As stated at the beginning of this retrospective, the changes that have taken place in the Virginia Folklore Society reflect changes that have occurred in the field of Folklore generally, and also in other similar disciplines nationally, since 1913. The expansion of definitions of folklore to include material culture; the establishment of graduate programs in Folklore at Indiana University, the Universities of Pennsylvania, Texas, and California at Los Angeles, and elsewhere; and the movement of folklorists, who were trained in those settings and who thus have a broader view of the discipline, into a wide range of public sector positions have led to a gradual professionalization of the field.

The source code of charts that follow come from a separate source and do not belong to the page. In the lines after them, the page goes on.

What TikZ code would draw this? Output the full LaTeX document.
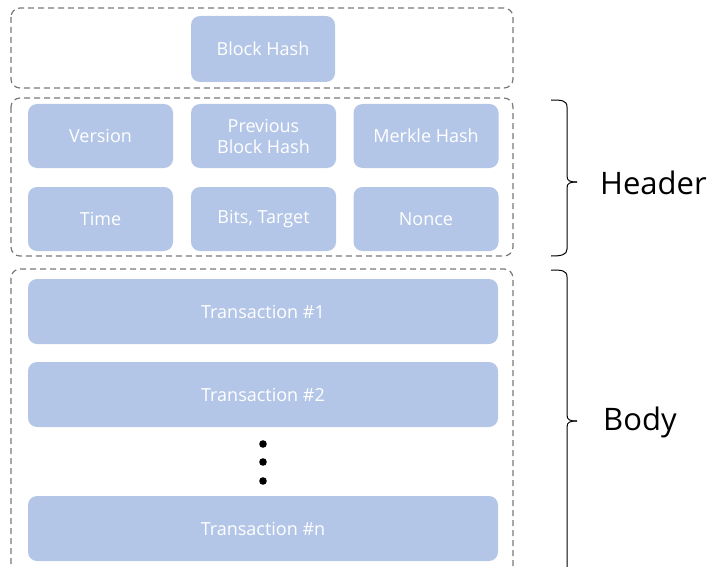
\documentclass[tikz,border=0pt]{standalone}
\usepackage{fontspec}
\setmainfont{Open Sans}
\usetikzlibrary{positioning}
\definecolor{boxblue}{HTML}{B4C6E7}
\definecolor{dashgrey}{HTML}{7A7A7A}
\begin{document}
\begin{tikzpicture}[x=1pt,y=-1pt,
  field/.style={fill=boxblue,draw=none,rounded corners=9pt,text=white,
    align=center,font=\fontsize{18}{21}\selectfont,inner sep=0pt},
  grp/.style={draw=dashgrey,line width=1.2pt,dash pattern=on 6pt off 4pt,rounded corners=9pt},
  brc/.style={draw=black,line width=1pt},
  lbl/.style={font=\fontsize{31}{36}\selectfont,anchor=west,inner sep=0pt}]
\useasboundingbox (0,0) rectangle (709,567);
\begin{scope}
\clip (0,0) rectangle (709,567);
% group boxes
\draw[grp] (11,8) rectangle (513,88);
\draw[grp] (11,98) rectangle (513,256);
\draw[grp] (11,269) rectangle (513,590);
% fields
\node[field,minimum width=144pt,minimum height=66pt] (bh) at (263,49) {Block Hash};
\node[field,minimum width=145pt,minimum height=64pt] (ver) at (100.5,136) {Version};
\node[field,minimum width=145pt,minimum height=64pt] (pbh) at (263.5,136) {Previous\\Block Hash};
\node[field,minimum width=145pt,minimum height=64pt] (mh) at (426,136) {Merkle Hash};
\node[field,minimum width=145pt,minimum height=64pt] (tm) at (100.5,219) {Time};
\node[field,minimum width=145pt,minimum height=64pt] (bt) at (263.5,219) {Bits, Target};
\node[field,minimum width=145pt,minimum height=64pt] (nc) at (426,219) {Nonce};
\node[field,minimum width=470pt,minimum height=65pt] (t1) at (263,311.5) {Transaction \#1};
\node[field,minimum width=470pt,minimum height=65pt] (t2) at (263,394.5) {Transaction \#2};
\node[field,minimum width=470pt,minimum height=65pt] (tn) at (263,528.5) {Transaction \#n};
% dots
\fill (263,444) circle (3.8pt);
\fill (263,462) circle (3.8pt);
\fill (263,481) circle (3.8pt);
% braces
\draw[brc] (551,100) .. controls (561,100) and (567,100) .. (567,107)
  -- (567,176) .. controls (567,181) and (570,182) .. (577,182);
\draw[brc] (577,182) .. controls (570,182) and (567,183) .. (567,188)
  -- (567,249) .. controls (567,255) and (561,256) .. (551,256);
\draw[brc] (551,270) .. controls (561,270) and (567,270) .. (567,277)
  -- (567,415) .. controls (567,420) and (570,421) .. (577,421);
\draw[brc] (577,421) .. controls (570,421) and (567,422) .. (567,427)
  -- (567,600);
\end{scope}
\node[lbl] (hdr) at (600,183) {Header};
\node[lbl] (bdy) at (603,422) {Body};
\end{tikzpicture}
\end{document}
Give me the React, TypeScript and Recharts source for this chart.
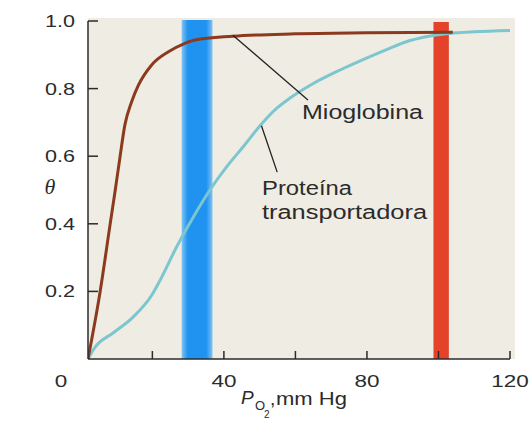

Consistent with those directions, the Society was, in recent years, directly involved in the creation of the position of Virginia Folklife Coordinator. A proposal to create such a position was submitted by VFS Executive Board members to the National Endowment for the Arts, Folks Arts Program, and the Virginia Commission for the Arts (VCA) in 1988. This venture, which was subsequently funded, was a cooperative one between NEA, VCA, and the Virginia Foundation for the Humanities (VFHPP). The Folklife Coordinator, Garry W. Barrow, was interviewed and hired in 1989 to develop and administer a statewide Virginia Folklife Program, working under the heading of the VFHPP in Charlottesville. Initially, the Virginia Folklore Society Executive Board acted in an advisory capacity to that program, along with representatives from VCA and VFHPP. The fact that the position was called the Virginia Folklife Coordinator was, in itself, a reflection of the changes already suggested that had been occurring in the field of folklore/folklore in the late 1960s to 1970s.